[What the exercise asks]:
Skip pictures in the listing below; copy exactly the lines from the one with "Write a web" through the one with "const labelColors = ['#A5410E', '#333333'];", inclusive.
-- Start of Entries provided --
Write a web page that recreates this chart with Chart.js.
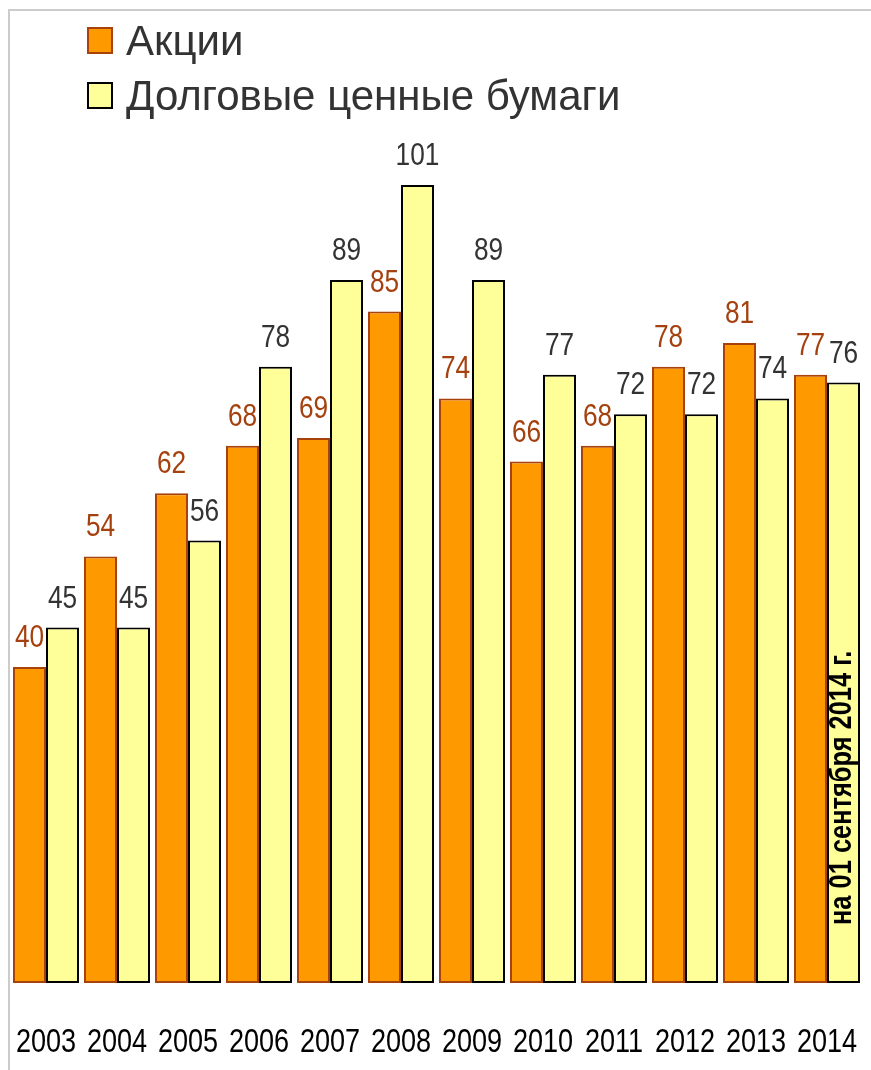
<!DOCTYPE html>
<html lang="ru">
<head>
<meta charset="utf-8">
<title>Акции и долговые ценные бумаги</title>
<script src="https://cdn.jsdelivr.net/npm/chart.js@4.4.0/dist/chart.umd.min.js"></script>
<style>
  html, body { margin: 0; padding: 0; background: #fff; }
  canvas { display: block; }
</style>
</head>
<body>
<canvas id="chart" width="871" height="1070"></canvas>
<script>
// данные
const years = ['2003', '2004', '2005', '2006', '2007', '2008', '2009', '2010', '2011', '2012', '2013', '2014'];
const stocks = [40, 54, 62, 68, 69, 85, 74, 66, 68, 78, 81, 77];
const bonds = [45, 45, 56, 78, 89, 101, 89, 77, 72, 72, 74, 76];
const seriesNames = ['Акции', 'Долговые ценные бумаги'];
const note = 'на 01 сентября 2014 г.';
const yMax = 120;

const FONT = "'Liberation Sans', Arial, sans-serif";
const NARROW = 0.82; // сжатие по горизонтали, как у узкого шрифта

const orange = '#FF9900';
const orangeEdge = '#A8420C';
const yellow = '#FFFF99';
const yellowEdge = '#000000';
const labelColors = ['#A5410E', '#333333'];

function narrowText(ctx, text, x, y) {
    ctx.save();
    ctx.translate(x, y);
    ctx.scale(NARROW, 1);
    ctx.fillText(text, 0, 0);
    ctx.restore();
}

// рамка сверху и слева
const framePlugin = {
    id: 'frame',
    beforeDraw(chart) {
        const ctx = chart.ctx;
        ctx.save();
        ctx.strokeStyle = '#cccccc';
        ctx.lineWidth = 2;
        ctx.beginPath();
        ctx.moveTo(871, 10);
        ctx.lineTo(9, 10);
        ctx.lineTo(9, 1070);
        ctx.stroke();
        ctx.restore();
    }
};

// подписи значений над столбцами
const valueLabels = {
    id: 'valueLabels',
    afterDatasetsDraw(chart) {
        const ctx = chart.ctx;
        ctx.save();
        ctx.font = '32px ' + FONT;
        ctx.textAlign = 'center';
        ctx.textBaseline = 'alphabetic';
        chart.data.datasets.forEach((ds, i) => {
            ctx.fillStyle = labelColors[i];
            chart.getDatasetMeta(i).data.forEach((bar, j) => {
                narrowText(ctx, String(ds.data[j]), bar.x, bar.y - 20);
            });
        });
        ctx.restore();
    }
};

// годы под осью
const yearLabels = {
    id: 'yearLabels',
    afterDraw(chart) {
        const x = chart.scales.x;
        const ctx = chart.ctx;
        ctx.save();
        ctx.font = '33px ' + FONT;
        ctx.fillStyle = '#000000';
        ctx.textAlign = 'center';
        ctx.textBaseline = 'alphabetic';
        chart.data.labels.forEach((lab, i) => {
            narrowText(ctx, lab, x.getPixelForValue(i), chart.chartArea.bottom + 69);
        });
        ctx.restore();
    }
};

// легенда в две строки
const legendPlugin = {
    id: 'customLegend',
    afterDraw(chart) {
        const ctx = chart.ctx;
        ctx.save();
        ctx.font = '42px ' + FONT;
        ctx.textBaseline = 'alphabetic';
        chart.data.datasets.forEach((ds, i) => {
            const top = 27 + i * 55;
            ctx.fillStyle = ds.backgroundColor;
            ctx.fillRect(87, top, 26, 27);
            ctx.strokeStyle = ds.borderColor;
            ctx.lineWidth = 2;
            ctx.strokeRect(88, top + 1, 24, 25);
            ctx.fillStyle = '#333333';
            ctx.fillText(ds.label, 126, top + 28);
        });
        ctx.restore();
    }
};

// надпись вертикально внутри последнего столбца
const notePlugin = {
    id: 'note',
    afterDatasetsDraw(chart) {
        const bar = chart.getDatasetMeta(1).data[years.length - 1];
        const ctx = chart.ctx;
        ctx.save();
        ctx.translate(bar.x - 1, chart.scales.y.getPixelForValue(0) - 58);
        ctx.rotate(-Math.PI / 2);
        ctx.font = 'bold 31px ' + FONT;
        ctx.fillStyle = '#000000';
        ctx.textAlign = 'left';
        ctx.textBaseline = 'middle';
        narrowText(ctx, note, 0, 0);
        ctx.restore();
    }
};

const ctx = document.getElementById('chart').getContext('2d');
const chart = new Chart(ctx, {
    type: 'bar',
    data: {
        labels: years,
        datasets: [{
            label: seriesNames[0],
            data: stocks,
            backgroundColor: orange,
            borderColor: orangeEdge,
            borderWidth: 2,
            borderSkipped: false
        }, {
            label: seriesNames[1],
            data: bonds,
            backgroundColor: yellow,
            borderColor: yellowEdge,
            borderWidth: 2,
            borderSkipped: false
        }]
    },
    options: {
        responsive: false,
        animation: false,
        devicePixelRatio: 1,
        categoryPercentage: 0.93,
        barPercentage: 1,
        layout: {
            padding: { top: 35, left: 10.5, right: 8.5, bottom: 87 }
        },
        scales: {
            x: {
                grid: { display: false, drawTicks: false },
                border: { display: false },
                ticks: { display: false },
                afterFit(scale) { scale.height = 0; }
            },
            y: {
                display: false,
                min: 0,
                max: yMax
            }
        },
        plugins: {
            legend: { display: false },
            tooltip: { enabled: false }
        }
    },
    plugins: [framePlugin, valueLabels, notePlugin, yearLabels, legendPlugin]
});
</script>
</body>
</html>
-- End of Entries provided --
-- Start of Entries provided --
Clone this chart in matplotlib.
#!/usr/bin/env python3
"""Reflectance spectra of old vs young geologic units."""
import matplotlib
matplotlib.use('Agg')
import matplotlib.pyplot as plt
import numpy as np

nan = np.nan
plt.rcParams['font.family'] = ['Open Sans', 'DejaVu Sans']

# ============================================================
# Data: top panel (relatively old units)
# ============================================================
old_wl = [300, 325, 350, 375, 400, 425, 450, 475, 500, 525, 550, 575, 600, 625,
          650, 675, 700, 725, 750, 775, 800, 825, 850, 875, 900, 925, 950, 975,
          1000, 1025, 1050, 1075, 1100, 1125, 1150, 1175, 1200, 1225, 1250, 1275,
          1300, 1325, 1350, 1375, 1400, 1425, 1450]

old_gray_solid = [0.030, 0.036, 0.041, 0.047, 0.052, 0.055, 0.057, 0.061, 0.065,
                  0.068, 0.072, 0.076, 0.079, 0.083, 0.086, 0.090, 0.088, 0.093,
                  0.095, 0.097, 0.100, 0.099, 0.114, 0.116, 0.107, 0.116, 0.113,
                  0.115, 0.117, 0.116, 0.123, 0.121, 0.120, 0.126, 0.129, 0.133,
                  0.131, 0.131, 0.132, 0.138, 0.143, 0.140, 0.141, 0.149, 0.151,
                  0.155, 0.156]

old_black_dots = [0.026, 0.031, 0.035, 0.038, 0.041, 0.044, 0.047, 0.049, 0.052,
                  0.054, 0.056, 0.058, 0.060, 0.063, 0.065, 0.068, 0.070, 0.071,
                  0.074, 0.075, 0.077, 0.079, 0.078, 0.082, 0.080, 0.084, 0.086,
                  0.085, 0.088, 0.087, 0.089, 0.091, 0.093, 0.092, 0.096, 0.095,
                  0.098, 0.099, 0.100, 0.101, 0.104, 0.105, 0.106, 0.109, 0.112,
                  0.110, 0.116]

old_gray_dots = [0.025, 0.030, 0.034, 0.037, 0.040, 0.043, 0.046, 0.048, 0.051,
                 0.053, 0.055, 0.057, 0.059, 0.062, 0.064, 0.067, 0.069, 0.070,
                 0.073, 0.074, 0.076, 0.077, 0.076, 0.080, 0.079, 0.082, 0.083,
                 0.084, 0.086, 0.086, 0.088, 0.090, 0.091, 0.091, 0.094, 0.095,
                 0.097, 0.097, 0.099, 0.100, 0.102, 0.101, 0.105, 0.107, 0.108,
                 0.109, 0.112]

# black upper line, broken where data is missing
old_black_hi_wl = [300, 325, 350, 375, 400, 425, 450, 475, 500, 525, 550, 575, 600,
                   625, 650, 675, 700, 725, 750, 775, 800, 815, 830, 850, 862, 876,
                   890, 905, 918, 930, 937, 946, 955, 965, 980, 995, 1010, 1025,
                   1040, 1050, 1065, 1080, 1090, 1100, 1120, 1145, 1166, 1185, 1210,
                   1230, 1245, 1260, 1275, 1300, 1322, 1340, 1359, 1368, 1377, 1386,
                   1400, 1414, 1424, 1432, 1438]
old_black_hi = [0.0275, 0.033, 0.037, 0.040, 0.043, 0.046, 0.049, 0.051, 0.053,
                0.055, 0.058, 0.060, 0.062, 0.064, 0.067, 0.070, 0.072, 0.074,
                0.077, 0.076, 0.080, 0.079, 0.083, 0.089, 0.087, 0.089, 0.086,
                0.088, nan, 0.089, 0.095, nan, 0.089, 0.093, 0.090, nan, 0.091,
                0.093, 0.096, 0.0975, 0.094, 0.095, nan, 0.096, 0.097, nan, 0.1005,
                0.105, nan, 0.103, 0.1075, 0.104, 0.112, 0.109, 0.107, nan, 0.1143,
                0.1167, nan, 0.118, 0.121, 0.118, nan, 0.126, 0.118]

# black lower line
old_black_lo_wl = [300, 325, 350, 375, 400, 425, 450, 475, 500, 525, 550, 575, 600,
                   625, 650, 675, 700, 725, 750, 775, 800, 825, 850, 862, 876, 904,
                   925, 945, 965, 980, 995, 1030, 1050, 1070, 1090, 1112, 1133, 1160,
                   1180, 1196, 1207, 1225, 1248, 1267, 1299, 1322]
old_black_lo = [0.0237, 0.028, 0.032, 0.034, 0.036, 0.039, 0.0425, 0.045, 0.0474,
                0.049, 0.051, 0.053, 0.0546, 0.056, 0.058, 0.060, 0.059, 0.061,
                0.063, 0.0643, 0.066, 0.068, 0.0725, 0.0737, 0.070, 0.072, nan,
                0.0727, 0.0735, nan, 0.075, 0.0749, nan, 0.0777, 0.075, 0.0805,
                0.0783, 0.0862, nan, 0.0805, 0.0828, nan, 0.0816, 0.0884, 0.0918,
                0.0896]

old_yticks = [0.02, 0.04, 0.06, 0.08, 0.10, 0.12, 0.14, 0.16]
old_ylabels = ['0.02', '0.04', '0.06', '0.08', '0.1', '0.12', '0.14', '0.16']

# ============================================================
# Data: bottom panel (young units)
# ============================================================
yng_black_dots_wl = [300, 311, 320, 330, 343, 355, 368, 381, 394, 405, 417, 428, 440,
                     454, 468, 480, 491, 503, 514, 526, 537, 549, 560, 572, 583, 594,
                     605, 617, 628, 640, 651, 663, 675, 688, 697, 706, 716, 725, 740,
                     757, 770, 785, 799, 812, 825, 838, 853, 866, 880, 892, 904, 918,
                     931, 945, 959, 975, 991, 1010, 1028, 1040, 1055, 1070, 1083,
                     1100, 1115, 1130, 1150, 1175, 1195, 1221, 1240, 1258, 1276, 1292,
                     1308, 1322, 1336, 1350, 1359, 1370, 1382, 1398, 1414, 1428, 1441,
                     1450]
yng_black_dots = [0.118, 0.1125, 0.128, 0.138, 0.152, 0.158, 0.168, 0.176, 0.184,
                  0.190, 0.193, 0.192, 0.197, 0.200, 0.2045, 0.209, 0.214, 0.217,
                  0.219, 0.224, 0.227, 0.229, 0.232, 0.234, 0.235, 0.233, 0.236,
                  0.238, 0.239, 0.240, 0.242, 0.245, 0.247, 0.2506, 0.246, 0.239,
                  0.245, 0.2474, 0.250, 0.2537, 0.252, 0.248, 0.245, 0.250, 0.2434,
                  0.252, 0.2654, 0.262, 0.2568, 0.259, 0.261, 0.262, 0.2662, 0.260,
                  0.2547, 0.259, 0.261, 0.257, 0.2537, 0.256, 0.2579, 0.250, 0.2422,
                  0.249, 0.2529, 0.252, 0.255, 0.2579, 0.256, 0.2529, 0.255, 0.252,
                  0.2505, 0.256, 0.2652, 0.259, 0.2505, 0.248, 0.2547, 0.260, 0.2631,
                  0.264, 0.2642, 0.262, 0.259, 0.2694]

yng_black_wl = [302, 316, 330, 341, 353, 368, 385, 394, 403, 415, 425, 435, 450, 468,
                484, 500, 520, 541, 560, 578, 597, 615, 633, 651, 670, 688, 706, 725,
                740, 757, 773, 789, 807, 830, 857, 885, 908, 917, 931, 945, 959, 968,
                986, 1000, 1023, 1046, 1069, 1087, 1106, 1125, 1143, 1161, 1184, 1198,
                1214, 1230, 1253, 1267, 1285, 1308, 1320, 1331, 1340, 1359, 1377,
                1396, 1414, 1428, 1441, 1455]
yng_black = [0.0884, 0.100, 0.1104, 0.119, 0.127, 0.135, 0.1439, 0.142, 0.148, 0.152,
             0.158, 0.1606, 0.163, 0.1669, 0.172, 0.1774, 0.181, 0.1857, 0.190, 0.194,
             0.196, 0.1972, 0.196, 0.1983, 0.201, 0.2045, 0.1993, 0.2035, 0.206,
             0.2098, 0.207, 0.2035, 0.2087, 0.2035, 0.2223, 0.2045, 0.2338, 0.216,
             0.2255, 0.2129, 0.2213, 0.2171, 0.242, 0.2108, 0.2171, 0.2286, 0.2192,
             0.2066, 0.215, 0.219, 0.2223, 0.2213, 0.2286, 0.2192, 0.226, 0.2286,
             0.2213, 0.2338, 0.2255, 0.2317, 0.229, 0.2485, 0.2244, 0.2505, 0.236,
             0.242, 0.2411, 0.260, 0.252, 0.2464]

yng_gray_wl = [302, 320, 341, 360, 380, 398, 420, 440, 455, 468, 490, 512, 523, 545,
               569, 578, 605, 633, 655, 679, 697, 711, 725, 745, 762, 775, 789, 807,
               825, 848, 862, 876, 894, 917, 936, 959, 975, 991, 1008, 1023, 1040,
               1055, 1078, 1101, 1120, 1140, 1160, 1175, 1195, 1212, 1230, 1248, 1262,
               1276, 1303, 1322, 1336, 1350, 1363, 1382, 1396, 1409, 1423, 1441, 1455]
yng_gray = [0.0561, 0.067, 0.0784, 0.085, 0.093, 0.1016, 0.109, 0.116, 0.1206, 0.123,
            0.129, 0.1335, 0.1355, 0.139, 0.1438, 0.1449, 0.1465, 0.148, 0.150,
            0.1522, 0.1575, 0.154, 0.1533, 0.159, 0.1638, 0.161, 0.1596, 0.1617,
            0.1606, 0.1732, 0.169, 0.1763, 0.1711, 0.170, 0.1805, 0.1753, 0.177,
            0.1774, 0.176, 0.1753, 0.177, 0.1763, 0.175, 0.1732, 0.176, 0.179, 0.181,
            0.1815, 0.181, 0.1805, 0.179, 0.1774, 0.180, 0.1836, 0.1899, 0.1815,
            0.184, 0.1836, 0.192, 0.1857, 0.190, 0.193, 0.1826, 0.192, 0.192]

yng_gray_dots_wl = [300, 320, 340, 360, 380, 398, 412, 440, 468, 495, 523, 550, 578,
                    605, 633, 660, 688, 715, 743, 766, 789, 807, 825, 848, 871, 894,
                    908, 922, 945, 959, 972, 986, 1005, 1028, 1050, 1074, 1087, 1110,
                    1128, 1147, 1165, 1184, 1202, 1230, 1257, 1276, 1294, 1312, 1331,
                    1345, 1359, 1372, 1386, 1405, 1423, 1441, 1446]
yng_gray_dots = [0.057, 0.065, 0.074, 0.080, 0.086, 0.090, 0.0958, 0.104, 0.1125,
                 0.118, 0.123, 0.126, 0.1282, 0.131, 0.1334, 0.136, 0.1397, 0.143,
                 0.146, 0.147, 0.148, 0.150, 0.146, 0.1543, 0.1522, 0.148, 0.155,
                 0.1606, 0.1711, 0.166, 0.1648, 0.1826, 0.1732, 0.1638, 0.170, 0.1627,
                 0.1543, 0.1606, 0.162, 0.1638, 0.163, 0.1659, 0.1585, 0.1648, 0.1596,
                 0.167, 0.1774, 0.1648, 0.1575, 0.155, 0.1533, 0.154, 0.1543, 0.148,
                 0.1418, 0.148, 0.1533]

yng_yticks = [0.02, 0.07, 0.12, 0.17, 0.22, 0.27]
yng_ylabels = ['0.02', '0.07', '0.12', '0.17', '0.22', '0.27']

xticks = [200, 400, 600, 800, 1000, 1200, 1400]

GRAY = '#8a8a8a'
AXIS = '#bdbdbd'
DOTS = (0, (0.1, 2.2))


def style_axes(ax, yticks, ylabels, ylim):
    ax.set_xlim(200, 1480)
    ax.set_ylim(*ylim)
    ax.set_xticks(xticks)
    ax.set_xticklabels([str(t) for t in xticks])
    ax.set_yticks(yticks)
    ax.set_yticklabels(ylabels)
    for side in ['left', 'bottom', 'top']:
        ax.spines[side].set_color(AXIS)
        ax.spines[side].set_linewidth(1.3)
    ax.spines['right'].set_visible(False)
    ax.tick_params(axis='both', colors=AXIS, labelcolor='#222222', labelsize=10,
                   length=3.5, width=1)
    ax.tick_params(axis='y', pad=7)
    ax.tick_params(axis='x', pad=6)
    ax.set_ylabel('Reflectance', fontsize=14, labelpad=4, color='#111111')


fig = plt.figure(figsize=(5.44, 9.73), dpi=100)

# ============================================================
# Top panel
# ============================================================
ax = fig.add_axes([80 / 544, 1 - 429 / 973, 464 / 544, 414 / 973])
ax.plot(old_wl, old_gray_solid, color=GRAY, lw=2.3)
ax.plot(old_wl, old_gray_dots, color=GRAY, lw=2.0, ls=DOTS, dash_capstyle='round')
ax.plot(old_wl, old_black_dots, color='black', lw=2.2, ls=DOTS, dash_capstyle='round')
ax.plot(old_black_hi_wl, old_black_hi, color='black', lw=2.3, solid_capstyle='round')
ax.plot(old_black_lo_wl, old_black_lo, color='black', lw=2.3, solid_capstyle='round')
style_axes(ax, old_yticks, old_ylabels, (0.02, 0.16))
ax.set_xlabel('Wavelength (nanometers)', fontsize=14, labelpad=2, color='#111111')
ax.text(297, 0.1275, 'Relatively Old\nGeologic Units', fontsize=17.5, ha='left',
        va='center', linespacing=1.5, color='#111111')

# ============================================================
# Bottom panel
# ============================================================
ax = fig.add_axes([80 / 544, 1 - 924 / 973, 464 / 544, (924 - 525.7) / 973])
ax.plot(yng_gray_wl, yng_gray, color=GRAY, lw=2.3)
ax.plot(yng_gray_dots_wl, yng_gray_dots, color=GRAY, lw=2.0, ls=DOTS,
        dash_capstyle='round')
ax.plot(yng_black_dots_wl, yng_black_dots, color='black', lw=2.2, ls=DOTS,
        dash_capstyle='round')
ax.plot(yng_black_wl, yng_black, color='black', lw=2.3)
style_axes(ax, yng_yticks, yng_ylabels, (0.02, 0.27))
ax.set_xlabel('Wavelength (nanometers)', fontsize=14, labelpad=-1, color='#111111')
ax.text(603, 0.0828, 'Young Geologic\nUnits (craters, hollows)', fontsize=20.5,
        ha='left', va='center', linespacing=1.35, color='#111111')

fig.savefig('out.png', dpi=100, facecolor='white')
-- End of Entries provided --
-- Start of Entries provided --
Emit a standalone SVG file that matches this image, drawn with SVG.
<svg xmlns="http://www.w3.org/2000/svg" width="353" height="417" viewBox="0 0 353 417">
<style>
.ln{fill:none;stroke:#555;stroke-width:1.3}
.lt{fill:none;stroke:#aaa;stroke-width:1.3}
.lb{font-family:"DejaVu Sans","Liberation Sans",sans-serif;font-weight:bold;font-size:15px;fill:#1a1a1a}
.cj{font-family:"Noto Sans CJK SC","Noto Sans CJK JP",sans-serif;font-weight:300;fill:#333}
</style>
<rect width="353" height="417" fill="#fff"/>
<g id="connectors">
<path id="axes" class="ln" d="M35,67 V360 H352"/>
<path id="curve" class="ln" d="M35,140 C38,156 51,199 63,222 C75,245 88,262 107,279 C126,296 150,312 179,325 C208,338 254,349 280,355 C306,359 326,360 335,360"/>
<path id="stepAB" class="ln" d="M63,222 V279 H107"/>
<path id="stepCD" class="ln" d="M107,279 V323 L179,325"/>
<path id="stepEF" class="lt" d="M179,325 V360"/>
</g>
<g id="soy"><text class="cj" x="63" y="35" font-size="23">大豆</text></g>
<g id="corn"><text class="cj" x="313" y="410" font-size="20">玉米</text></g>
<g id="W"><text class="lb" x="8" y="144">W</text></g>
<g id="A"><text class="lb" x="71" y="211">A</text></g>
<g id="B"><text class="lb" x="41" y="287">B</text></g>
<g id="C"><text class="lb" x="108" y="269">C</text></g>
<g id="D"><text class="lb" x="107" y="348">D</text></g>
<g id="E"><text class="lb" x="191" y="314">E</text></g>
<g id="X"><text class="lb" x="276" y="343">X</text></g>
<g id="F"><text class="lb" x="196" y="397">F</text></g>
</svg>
-- End of Entries provided --
[Task result]:
Write a web page that recreates this chart with Chart.js.
<!DOCTYPE html>
<html lang="ru">
<head>
<meta charset="utf-8">
<title>Акции и долговые ценные бумаги</title>
<script src="https://cdn.jsdelivr.net/npm/chart.js@4.4.0/dist/chart.umd.min.js"></script>
<style>
  html, body { margin: 0; padding: 0; background: #fff; }
  canvas { display: block; }
</style>
</head>
<body>
<canvas id="chart" width="871" height="1070"></canvas>
<script>
// данные
const years = ['2003', '2004', '2005', '2006', '2007', '2008', '2009', '2010', '2011', '2012', '2013', '2014'];
const stocks = [40, 54, 62, 68, 69, 85, 74, 66, 68, 78, 81, 77];
const bonds = [45, 45, 56, 78, 89, 101, 89, 77, 72, 72, 74, 76];
const seriesNames = ['Акции', 'Долговые ценные бумаги'];
const note = 'на 01 сентября 2014 г.';
const yMax = 120;

const FONT = "'Liberation Sans', Arial, sans-serif";
const NARROW = 0.82; // сжатие по горизонтали, как у узкого шрифта

const orange = '#FF9900';
const orangeEdge = '#A8420C';
const yellow = '#FFFF99';
const yellowEdge = '#000000';
const labelColors = ['#A5410E', '#333333'];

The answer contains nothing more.